= Rice protein =

Protein isolate made from rice

Rice protein is a vegan protein isolate made from rice. It is often used as an alternative to the more common whey and soy protein isolates. To make it, brown rice is treated with enzymes that cause carbohydrates to separate from proteins. The resulting protein powder may then be flavored, and consumed with water, milk, or added to smoothies or health shakes.

Rice protein powder has a more distinctive taste than most other forms of protein powder. Like whey hydrolysate, this flavor is not effectively masked by most flavorings; however, the taste of rice protein is usually considered to be less unpleasant than the bitter taste of whey hydrolysate. This unique rice protein flavor may even be preferred to artificial flavorings by consumers of rice protein.

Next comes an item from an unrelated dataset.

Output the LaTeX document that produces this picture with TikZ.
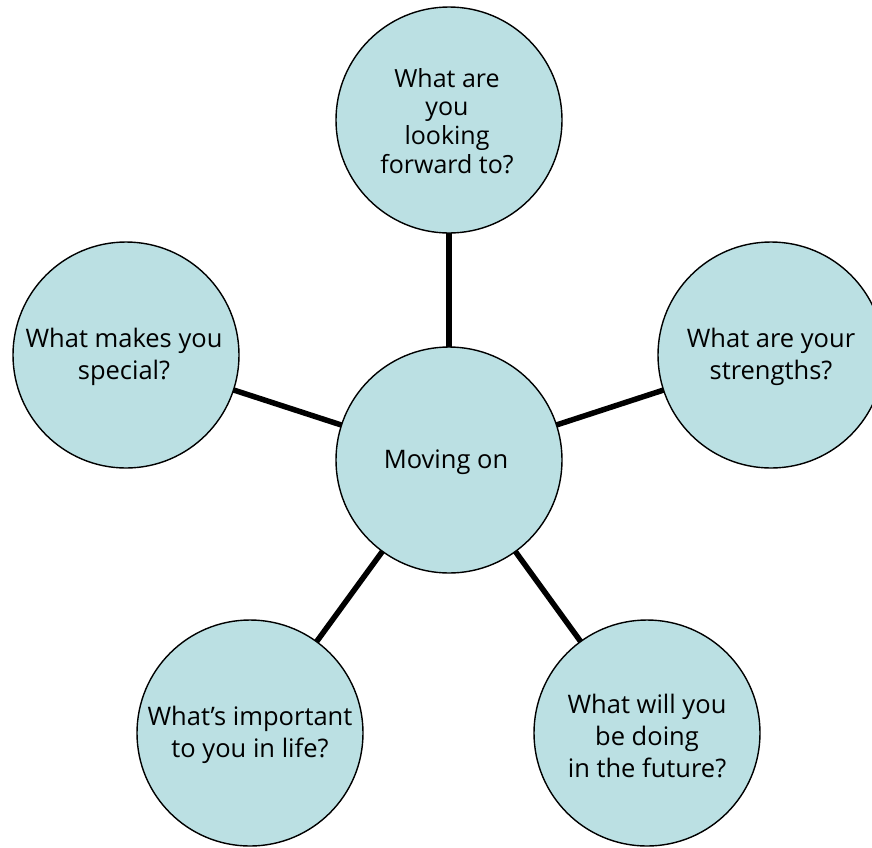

Rice protein is commonly mixed with pea protein powder. Rice protein is high in the sulfur-containing amino acids, cysteine and methionine, but low in lysine. Pea protein, on the other hand, is low in cysteine and methionine but high in lysine. Thus, the combination of rice and pea protein offers a superior amino acid profile that is comparable to dairy or egg proteins, but without the potential for allergies or intestinal issues that some users have with these proteins. Moreover, the light, fluffy texture of pea protein tends to smooth out the strong, chalky flavor of rice protein.